(WHAT IS REQUIRED):
Count the lines containing "matplotlib". Give the number alone.

(DATASET SECTION):

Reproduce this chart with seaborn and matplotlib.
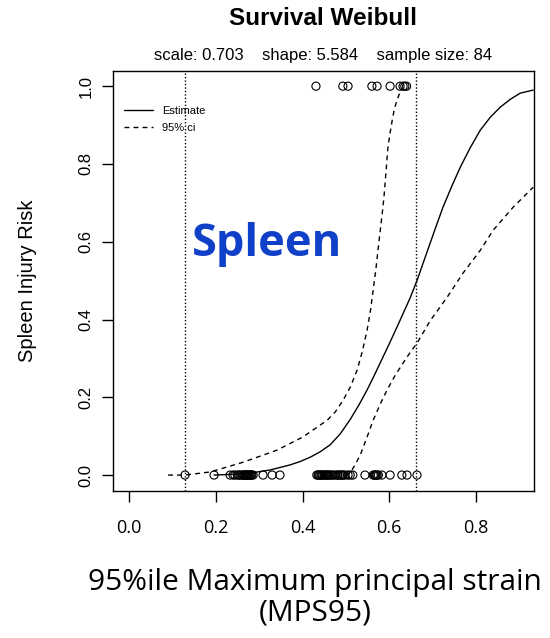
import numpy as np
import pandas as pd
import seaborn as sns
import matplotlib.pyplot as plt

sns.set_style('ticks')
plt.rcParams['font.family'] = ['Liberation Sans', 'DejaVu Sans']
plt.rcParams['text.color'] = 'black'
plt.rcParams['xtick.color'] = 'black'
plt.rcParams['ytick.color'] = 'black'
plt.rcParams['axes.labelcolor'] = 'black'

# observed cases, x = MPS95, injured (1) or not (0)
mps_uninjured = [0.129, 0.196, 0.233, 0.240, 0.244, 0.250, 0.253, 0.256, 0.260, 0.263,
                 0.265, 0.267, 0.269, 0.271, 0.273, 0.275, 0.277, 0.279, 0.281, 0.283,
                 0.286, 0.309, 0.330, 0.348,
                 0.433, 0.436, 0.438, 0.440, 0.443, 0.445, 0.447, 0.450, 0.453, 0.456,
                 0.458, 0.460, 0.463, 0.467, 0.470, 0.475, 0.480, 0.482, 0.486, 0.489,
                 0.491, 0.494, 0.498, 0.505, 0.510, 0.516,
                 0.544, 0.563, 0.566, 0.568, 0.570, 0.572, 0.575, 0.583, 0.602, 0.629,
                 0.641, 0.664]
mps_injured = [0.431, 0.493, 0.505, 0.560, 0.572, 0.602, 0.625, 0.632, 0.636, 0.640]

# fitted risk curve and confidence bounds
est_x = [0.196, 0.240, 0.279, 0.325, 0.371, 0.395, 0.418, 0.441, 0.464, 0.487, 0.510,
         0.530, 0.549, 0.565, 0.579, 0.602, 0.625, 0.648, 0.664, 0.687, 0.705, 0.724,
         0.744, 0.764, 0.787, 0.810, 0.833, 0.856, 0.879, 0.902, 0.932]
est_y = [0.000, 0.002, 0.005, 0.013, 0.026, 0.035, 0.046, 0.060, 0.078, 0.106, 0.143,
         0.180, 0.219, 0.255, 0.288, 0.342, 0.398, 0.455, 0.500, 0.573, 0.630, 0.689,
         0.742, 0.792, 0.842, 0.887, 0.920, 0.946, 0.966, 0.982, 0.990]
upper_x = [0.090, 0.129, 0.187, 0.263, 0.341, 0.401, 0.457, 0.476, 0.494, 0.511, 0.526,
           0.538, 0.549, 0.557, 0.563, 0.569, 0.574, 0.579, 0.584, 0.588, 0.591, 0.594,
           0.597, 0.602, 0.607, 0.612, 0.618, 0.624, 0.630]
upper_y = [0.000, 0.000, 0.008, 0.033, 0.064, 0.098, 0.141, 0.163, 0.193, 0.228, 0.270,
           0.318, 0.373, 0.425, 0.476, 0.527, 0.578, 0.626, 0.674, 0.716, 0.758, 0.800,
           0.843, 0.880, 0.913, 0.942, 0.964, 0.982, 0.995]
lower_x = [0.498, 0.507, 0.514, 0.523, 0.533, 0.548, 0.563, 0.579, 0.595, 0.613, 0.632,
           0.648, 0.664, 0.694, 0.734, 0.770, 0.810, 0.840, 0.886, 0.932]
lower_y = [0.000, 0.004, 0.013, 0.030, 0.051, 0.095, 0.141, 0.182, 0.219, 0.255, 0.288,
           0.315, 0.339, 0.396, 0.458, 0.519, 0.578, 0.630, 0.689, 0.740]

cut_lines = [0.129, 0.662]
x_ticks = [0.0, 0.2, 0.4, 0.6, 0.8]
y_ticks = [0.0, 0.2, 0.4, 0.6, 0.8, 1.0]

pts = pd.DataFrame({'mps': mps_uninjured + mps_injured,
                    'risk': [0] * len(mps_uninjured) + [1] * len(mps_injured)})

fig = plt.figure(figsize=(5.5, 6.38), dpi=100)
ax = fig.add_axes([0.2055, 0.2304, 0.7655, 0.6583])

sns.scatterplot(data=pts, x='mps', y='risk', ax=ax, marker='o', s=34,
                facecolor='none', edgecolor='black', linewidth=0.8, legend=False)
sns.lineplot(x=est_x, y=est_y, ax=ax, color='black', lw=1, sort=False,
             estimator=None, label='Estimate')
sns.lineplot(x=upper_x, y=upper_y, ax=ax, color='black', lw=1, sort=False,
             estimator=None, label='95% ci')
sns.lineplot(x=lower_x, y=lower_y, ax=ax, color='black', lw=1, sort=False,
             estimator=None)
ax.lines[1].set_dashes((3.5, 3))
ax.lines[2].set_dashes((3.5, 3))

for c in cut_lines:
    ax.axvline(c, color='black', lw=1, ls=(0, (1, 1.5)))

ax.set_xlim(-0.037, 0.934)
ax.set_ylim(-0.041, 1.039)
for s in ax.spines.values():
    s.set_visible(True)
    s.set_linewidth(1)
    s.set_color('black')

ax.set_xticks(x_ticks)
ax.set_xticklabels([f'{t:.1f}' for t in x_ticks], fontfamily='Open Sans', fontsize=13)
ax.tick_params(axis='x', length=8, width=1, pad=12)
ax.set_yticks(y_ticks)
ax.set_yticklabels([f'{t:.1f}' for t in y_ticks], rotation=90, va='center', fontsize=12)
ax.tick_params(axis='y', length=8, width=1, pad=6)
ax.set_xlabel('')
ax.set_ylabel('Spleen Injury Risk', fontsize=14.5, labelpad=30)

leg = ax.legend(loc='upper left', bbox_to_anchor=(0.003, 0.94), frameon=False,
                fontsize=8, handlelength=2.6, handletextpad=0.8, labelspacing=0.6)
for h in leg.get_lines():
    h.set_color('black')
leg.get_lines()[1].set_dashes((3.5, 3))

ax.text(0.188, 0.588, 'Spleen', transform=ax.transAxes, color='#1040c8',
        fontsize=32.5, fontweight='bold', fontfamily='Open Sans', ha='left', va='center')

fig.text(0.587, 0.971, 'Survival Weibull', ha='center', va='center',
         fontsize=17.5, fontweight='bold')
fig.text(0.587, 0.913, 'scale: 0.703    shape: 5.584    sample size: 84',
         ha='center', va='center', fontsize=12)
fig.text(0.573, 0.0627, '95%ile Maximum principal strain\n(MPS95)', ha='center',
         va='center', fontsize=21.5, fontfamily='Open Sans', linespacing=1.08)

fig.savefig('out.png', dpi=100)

(EXERCISE SOLUTION):
2